Rows from a dataset of charts and code
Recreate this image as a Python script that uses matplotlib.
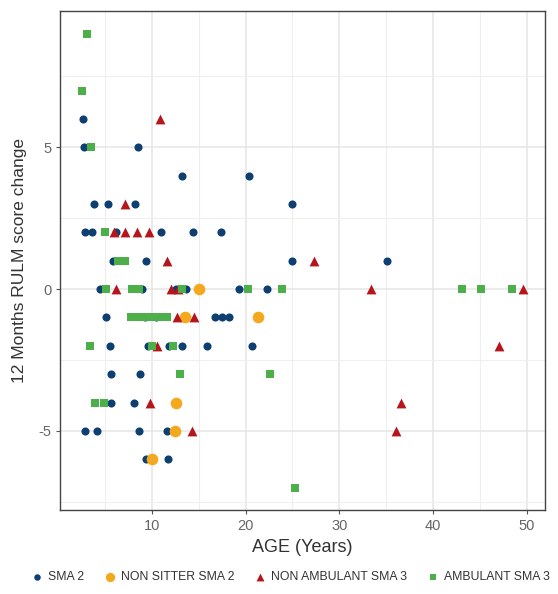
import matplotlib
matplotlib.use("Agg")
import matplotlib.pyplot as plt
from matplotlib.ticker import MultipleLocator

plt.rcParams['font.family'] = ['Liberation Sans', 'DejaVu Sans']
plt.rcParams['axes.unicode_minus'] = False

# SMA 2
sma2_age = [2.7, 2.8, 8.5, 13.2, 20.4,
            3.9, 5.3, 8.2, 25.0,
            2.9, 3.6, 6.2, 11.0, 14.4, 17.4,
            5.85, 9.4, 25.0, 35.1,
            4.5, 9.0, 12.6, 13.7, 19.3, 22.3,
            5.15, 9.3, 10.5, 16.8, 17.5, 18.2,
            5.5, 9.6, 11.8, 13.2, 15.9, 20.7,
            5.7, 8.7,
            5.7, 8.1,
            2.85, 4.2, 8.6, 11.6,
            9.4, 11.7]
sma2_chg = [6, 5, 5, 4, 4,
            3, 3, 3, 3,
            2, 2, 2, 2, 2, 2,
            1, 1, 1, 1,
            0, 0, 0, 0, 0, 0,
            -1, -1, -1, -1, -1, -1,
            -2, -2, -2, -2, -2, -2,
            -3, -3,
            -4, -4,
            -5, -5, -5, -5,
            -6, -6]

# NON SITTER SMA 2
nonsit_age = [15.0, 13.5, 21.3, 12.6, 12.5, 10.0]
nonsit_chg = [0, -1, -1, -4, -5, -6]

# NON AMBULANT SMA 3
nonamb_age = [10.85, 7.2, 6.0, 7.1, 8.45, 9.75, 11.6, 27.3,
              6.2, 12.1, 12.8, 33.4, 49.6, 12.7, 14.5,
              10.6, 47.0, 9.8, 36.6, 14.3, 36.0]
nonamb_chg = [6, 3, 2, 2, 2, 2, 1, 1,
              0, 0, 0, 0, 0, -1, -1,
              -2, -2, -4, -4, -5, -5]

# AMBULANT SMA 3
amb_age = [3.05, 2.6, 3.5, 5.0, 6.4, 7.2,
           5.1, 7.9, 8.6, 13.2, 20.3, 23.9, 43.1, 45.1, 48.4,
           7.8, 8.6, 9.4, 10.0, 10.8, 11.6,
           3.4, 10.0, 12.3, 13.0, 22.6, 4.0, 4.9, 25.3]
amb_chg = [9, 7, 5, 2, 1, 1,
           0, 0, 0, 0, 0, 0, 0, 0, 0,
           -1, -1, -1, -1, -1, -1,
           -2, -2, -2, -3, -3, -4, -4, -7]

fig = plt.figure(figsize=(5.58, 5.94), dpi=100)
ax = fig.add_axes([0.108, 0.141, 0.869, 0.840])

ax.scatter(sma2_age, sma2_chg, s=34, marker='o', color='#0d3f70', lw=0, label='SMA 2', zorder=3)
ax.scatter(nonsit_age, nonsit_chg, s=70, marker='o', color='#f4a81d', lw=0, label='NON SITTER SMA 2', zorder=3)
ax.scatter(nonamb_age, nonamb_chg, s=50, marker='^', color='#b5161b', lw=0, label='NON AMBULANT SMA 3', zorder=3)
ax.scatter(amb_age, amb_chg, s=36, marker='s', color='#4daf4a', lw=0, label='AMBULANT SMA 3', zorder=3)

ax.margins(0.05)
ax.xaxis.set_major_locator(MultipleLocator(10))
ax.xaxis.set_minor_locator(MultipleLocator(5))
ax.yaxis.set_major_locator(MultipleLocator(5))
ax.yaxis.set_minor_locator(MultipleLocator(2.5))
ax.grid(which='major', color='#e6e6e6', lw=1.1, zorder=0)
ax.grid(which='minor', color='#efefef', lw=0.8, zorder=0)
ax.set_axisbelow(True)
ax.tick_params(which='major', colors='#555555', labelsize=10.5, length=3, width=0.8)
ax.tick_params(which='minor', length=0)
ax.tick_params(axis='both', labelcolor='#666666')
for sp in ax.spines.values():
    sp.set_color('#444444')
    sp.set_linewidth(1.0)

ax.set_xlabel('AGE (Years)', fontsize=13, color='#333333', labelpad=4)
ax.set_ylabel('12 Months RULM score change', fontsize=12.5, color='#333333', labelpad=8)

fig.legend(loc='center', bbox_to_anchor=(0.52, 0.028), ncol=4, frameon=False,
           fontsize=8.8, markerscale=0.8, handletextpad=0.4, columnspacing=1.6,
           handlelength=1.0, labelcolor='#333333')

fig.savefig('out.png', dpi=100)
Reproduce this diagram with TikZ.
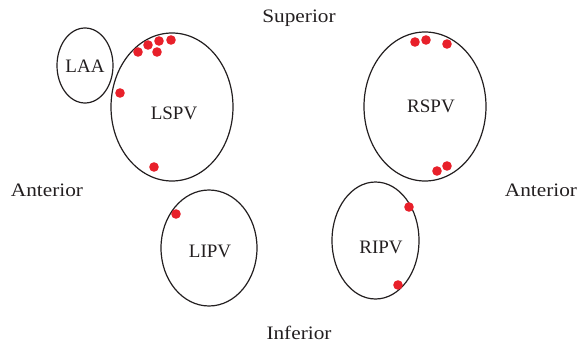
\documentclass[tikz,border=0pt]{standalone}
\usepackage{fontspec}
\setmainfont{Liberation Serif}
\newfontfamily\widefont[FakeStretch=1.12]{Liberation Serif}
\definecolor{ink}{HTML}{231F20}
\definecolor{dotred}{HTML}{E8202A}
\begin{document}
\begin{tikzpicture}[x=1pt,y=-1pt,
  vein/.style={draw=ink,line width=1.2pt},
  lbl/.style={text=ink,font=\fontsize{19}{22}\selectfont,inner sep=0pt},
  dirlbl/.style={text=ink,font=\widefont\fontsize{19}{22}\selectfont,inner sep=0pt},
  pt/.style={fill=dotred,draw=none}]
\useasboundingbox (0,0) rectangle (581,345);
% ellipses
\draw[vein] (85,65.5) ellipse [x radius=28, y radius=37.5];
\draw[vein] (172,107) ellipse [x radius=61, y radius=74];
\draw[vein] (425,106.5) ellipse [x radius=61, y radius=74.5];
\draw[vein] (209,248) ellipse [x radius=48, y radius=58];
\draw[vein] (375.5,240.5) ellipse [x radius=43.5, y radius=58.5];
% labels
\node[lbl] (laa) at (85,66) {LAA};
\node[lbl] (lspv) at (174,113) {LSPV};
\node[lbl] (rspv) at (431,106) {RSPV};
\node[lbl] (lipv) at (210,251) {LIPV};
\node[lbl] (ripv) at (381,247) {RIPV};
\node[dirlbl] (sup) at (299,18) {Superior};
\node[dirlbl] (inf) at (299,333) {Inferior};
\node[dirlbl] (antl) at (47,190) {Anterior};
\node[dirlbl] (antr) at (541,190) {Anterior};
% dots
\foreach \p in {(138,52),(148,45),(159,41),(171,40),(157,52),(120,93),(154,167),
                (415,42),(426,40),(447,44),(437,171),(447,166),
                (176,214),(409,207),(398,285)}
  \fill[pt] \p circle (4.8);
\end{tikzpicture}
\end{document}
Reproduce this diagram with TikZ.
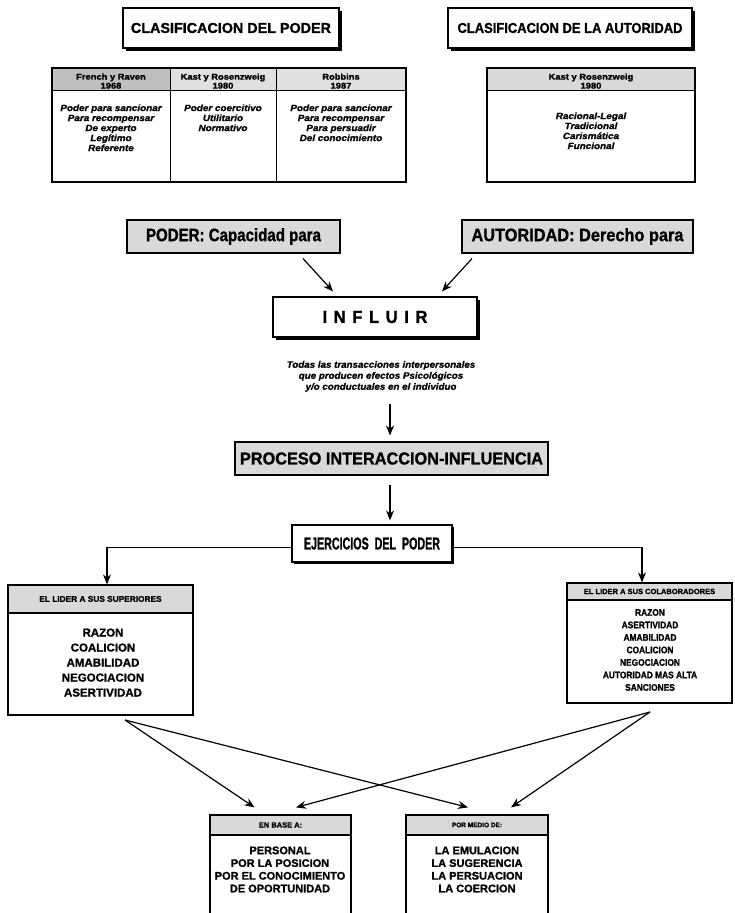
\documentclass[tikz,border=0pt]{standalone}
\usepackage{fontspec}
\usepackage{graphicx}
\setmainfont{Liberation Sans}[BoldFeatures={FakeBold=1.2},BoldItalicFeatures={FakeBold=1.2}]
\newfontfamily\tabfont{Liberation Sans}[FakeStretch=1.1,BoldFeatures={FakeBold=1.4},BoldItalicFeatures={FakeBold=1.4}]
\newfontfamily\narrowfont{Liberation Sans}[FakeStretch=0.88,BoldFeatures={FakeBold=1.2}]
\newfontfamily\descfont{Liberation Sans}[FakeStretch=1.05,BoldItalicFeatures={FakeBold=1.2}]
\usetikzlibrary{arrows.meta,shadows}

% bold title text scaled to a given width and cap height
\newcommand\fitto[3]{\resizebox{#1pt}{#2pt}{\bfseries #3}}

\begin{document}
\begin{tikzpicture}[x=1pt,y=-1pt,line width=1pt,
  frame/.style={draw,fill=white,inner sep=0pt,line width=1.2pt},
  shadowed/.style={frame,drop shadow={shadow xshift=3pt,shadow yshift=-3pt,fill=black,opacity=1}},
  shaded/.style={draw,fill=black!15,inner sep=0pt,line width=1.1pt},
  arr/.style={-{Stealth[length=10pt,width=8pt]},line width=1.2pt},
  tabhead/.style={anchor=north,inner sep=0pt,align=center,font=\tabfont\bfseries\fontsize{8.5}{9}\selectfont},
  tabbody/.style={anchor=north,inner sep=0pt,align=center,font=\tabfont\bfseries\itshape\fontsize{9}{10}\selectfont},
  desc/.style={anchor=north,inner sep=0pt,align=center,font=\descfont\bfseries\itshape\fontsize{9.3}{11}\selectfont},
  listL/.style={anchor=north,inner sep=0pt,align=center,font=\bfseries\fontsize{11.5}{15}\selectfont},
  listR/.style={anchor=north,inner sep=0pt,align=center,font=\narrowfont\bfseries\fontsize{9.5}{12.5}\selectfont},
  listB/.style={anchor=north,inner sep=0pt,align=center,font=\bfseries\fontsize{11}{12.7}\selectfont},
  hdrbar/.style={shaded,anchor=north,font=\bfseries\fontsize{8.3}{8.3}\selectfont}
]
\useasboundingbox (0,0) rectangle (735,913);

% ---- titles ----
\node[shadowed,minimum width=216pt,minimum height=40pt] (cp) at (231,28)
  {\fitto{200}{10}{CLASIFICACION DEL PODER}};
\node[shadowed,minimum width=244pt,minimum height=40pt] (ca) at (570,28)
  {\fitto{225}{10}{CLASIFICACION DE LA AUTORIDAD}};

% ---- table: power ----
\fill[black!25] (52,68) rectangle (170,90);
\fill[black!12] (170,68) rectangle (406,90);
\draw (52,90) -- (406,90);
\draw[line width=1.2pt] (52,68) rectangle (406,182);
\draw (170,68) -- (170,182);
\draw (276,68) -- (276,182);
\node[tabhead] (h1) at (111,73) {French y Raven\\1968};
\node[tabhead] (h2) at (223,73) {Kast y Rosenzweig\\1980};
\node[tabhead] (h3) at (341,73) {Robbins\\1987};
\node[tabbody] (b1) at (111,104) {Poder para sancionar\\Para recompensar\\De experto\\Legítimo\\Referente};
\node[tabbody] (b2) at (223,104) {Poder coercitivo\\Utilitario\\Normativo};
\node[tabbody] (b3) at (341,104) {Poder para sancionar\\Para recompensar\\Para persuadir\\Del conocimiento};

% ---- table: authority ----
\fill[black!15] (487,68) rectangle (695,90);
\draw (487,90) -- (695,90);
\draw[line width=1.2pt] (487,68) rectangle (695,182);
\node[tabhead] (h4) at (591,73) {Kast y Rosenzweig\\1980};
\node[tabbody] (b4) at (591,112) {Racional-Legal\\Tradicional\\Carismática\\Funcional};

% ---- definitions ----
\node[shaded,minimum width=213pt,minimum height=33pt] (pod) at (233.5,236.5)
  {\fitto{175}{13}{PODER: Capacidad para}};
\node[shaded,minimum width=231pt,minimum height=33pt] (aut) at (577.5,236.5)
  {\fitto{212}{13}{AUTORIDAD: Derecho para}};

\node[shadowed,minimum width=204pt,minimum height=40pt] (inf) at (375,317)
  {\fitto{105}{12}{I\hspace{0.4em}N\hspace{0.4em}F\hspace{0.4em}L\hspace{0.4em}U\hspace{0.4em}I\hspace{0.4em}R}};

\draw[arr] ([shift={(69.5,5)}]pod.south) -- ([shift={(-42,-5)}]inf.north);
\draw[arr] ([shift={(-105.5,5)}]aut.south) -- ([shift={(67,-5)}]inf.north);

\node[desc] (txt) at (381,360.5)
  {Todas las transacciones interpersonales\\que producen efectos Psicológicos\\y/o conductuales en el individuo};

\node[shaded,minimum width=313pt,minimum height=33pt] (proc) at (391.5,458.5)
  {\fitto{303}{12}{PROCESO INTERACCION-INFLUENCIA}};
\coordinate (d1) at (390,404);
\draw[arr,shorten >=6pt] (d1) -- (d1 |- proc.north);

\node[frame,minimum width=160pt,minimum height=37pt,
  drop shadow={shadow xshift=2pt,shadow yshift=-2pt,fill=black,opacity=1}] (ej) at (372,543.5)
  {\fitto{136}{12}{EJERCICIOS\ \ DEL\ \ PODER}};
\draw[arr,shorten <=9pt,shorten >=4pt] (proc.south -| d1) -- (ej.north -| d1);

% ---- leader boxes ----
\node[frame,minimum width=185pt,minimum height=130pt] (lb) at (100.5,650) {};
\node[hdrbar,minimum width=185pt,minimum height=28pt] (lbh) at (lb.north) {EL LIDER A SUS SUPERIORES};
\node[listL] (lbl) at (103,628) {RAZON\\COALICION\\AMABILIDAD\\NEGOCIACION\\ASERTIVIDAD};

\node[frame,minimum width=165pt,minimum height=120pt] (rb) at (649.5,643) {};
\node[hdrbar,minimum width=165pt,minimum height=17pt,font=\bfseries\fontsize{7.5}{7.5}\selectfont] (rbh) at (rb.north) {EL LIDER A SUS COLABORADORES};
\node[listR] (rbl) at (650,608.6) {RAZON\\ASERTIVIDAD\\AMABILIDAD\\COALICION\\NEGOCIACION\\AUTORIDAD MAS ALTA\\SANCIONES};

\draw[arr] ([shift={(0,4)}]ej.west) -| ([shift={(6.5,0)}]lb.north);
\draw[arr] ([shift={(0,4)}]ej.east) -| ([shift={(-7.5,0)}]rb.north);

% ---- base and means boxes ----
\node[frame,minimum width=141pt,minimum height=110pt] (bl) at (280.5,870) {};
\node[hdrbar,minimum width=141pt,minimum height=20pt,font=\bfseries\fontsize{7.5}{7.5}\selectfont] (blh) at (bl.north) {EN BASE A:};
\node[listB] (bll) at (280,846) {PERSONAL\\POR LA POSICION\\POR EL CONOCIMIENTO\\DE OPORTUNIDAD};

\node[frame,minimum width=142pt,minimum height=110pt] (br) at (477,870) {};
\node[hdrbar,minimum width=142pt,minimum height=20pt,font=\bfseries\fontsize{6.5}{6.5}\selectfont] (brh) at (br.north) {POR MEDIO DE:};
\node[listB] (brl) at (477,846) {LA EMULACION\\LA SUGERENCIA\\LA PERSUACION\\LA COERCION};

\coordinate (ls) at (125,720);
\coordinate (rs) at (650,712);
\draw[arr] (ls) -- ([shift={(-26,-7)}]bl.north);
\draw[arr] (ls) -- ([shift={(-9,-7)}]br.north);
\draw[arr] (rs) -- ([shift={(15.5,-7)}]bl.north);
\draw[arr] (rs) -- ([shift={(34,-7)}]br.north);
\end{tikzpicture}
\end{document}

TASK BRIEF:
Everything from the first line of the listing above through the line that contains "plt.rcParams['axes.unicode_minus'] = False" is to be restated word for word, minus the pictures.

COMPLETE RESPONSE:
Recreate this image as a Python script that uses matplotlib.
import matplotlib
matplotlib.use("Agg")
import matplotlib.pyplot as plt
from matplotlib.ticker import MultipleLocator

plt.rcParams['font.family'] = ['Liberation Sans', 'DejaVu Sans']
plt.rcParams['axes.unicode_minus'] = False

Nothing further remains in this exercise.